**SET PROBLEM**:
Will you quote precisely the lines that run from the top of the material below to the line containing "from bokeh.resources import INLINE", both ends included?

**INFORMATION SUPPLIED**:
^^^^^^^^^^^^^^^^

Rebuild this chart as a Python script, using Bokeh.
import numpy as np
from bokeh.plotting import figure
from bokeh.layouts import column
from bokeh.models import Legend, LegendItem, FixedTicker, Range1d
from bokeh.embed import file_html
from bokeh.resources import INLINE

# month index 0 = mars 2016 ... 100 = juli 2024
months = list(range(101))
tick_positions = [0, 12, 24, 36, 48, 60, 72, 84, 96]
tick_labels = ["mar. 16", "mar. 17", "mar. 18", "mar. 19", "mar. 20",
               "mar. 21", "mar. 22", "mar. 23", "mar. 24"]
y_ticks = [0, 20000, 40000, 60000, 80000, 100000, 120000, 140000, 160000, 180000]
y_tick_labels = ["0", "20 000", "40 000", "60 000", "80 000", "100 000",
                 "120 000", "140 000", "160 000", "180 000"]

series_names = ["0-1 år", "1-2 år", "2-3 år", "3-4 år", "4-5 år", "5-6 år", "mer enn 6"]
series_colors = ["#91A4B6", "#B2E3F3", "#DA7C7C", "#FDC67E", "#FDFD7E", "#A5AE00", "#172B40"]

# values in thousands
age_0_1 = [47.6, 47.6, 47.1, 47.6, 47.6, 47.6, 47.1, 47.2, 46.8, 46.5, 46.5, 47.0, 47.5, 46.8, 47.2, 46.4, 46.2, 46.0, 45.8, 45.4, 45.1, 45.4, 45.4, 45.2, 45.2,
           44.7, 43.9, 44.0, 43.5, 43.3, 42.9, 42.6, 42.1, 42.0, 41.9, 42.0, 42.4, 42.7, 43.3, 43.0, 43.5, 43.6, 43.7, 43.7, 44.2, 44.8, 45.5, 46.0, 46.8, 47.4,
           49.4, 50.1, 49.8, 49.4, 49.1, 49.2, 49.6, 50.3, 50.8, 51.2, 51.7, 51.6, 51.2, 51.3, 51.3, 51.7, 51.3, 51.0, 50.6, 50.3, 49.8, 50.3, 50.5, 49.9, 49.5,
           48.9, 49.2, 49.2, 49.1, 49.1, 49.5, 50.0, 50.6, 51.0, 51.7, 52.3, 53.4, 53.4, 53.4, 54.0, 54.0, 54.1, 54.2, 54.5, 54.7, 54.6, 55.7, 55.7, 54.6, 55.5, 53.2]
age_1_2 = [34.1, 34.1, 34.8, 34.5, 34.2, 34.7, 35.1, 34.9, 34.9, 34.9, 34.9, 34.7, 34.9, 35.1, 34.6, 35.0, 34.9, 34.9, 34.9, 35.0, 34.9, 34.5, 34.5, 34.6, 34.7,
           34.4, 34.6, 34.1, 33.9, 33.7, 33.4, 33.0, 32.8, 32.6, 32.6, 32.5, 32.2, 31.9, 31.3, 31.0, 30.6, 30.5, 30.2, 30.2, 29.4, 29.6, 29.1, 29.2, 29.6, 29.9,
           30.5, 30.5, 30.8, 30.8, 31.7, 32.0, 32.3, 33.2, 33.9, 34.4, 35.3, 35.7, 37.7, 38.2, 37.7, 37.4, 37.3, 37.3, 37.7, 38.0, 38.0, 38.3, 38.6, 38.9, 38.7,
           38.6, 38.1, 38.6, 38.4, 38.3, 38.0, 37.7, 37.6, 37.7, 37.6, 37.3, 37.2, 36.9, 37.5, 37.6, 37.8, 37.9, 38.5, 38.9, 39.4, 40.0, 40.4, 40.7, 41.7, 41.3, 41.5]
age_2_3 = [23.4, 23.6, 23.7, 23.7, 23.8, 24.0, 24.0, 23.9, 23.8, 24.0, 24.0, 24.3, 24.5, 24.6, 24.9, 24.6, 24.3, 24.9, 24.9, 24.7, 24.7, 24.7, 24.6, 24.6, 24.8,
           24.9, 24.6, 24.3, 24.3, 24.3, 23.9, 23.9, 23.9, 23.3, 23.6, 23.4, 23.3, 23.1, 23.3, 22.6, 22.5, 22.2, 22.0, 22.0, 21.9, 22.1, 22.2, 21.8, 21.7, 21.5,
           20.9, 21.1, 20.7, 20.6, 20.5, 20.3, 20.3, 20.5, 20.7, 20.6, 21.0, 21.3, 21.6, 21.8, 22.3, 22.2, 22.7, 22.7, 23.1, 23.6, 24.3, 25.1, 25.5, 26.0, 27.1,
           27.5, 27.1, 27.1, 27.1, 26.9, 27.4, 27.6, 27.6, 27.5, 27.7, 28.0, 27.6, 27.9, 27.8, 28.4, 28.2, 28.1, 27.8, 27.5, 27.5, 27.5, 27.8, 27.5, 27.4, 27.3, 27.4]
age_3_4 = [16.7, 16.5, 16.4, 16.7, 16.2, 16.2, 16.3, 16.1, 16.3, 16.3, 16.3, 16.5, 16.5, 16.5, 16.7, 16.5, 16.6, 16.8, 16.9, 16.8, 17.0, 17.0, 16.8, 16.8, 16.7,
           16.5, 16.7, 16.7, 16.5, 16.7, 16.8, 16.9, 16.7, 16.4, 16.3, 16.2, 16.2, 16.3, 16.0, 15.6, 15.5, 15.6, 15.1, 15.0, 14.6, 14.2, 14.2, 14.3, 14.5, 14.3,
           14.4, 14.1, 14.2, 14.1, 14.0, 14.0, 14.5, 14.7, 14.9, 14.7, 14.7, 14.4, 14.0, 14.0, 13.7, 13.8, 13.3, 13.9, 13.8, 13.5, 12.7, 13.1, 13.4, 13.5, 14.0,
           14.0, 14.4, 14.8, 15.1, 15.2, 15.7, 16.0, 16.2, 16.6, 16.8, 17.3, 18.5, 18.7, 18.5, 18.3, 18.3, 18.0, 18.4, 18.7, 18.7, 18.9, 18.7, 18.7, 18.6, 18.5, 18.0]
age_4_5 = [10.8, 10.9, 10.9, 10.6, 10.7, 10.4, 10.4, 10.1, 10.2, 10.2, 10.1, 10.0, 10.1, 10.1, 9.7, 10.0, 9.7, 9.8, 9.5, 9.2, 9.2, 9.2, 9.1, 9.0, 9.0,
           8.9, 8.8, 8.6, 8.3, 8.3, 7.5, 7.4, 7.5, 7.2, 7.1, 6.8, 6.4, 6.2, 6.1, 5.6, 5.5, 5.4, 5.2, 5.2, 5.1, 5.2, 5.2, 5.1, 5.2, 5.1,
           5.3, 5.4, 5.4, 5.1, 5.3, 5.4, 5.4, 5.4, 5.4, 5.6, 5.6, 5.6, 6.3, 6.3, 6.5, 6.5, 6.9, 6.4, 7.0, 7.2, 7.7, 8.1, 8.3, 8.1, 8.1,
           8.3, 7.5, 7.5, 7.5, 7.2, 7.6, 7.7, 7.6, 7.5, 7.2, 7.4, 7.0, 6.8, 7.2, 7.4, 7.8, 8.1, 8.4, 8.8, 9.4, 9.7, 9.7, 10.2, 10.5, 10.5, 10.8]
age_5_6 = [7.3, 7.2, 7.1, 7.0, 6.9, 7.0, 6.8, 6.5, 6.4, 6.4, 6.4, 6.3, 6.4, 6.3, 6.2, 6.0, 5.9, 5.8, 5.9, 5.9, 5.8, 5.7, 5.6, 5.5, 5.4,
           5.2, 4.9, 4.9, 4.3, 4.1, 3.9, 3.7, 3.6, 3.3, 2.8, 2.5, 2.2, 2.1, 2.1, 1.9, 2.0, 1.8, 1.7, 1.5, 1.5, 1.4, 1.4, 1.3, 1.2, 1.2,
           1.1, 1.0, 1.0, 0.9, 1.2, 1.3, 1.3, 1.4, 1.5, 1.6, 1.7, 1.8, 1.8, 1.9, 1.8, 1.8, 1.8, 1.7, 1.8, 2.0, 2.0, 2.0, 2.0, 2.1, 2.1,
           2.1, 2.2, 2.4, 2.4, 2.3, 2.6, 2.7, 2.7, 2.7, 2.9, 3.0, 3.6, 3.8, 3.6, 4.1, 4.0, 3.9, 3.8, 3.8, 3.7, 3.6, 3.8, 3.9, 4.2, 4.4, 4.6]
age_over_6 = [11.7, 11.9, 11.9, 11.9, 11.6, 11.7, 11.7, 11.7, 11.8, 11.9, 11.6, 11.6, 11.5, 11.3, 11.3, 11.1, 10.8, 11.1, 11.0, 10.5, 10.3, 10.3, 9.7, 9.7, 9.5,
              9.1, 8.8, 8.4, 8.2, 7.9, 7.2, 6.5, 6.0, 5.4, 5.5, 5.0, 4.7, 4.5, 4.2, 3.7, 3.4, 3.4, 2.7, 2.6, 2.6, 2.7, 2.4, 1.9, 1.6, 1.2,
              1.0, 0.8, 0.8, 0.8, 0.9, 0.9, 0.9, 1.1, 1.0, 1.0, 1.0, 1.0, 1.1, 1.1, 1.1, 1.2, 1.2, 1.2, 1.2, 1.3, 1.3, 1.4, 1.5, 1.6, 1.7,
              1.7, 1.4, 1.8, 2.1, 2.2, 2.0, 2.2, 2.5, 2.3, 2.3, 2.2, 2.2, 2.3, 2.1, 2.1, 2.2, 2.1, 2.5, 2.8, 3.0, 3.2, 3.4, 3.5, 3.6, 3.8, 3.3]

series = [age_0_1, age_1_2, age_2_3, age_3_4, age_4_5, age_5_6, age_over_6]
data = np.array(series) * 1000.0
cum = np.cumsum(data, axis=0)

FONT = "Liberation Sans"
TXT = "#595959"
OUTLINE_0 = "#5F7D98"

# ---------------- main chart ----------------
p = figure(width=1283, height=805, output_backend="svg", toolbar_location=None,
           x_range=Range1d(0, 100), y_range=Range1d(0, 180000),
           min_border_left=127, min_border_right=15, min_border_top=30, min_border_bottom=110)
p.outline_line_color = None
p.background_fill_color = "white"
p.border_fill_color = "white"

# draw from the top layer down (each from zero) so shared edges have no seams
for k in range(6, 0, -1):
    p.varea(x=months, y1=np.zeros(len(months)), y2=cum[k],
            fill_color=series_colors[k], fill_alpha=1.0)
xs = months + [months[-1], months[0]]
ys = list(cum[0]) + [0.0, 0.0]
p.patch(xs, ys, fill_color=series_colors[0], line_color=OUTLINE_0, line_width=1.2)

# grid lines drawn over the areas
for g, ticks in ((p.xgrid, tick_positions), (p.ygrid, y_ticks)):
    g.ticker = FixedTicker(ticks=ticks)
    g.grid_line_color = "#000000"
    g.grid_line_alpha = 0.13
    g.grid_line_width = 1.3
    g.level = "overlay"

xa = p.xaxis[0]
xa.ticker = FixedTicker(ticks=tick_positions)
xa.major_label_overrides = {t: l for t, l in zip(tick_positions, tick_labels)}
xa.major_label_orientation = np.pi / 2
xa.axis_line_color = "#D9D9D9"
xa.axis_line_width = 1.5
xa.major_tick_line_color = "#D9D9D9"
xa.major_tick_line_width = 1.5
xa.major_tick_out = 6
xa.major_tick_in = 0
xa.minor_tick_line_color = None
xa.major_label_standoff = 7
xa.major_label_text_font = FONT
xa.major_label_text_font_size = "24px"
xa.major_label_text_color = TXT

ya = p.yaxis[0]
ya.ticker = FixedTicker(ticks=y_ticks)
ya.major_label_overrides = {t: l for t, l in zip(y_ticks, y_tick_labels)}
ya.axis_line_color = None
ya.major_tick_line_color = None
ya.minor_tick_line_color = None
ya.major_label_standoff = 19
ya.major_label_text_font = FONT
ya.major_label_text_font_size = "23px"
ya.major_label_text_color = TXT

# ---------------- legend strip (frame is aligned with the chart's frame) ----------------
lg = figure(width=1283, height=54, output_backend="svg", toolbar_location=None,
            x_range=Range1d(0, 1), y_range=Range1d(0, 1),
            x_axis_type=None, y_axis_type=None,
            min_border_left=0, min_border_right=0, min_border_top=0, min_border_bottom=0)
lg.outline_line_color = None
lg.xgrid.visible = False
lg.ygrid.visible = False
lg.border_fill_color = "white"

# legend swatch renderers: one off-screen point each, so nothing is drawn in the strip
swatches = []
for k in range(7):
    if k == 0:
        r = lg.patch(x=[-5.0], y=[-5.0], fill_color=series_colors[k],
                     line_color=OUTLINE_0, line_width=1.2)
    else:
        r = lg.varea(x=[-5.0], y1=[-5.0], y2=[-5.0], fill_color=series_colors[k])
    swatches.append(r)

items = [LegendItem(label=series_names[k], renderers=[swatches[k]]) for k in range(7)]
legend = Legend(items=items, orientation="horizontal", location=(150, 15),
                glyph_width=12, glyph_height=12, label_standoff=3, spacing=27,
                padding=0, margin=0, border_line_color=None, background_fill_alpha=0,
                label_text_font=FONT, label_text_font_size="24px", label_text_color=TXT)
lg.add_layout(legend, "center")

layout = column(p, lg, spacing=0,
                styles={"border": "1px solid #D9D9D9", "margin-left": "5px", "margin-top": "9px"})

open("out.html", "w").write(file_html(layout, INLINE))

^^^^^^^^^^^^^^^^

**ANSWER TO THE PROBLEM**:
Rebuild this chart as a Python script, using Bokeh.
import numpy as np
from bokeh.plotting import figure
from bokeh.layouts import column
from bokeh.models import Legend, LegendItem, FixedTicker, Range1d
from bokeh.embed import file_html
from bokeh.resources import INLINE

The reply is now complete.